- Class Meeting. Mondays and Wednesdays 10:05 – 11:20 am in Gross Hall 103 (recordings available on Canvas).
- Instructor. Brandon Fain. Office hours:
- 11:20-11:35 am Mondays & Wednesdays (after class) in Gross Hall 1st floor lobby,
- 3-5 pm Wednesdays in LSRC D104,
- or by appointment in-person or on zoom (email in advance to set up a time).
- Graduate Teaching Assistant. Minxing (Matt) Zhang. Office Hours:
- 4 – 5:15 pm Mondays in LSRC D301,
- 11 am – 12:15 pm Fridays in LSRC D301,
- or contact by email (minxing.zhang@duke.edu) to make an appointment or to request joining online at duke.zoom.us/j/5904612206.
- Course Platforms:
- Canvas learning management system
- Ed Discussion forum for questions (accessible from Canvas)
- Gradescope submission and grading (accessible from Canvas)
Course Description
Machine Learning (ML) studies techniques to automatically learn patterns from data rather than explicitly programing a behavior. This course explores applications of machine learning in tabular data, computer vision, human language, and reinforcement learning. Linear, logistic, and deep artificial neural networks of different architectures including perceptrons, convolutional neural networks, and transformers, will be utilized. Students will apply all techniques on real data using modern software. Societal and ethical considerations of ML will be examined.
References
The course utilizes several reference texts. All readings are freely (and legally) available online; you are not required to purchase anything for this course.
- BB: Deep Learning Foundations and Concepts by Christopher M. Bishop with Hugh Bishop. [BB online access link].

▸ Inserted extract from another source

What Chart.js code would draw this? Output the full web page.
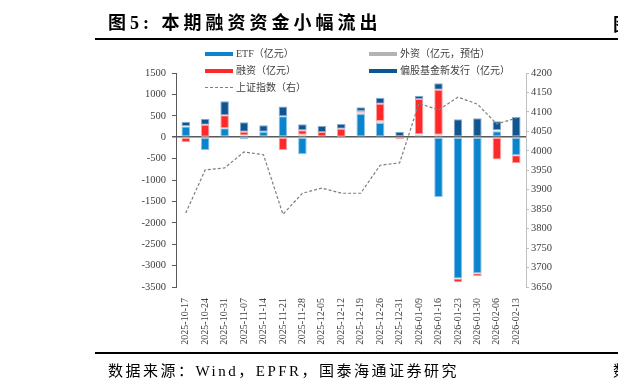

- GBC: Deep Learning by Ian Goodfellow, Yoshua Bengio, and Aaron C. [GBC online access link]
- JM: Speech and Language Processing (3rd edition) by Dan Jurafsky and James H. Martin. [JM online access link].
- SB: Reinforcement Learning: An Introduction by Richard S. Sutton and Andrew G. Barto [SB online access link].
- RLM: Machine Learning with PyTorch and Scikit-Learn by Sebastian Raschka, Yuxi (Hayden) Liu, and Vahid M. Can [freely view RLM code examples here] or [optionally purchase RLM full text here].
Learning Objectives
- Program in Python using NumPy, Scikit-Learn, and PyTorch
- Train, validate, tune, and test a predictive models including linear and neural models
- Understand, measure, and explain common machine learning performance metrics including accuracy, precision, recall, receiver operator characteristic curve, and cross entropy
- Design and train an artificial neural network (ANN) using back propagation and stochastic gradient descent
- Recognize and classify images using convolutional neural networks (CNNs)
- Apply transformer architectures to generate text using large language models
- Plan behavior using reinforcement learning with deep neural network function approximation
- Interpret and explain recent research advances in machine learning
- Consider the integrated questions of interpretation, bias, transparency, and fairness in machine learning
Background and Prerequisites
Computer Science 201 Data Structures and Algorithms is required as a prerequisite. You are expected to have experience programming small to medium sized software projects, to be familiar with standard data structures such as arrays, lists, Strings, and maps, to be able to read code and documentation, and to be able to debug a program.
Previous experience with the Python programming language will be helpful but is not required. No previous machine learning experience is required. Some mathematics will be necessary to correctly describe the concepts and algorithms we study. To get the most out of the course, you should be comfortable with introductory college-level mathematics (at the level of a Calculus 1) and willing to learn and ask for help when you encounter new concepts and notations. However, this is an applied course without higher math prerequisites, and you will not be expected to write proofs, complex derivations, etc. in order to succeed in the course.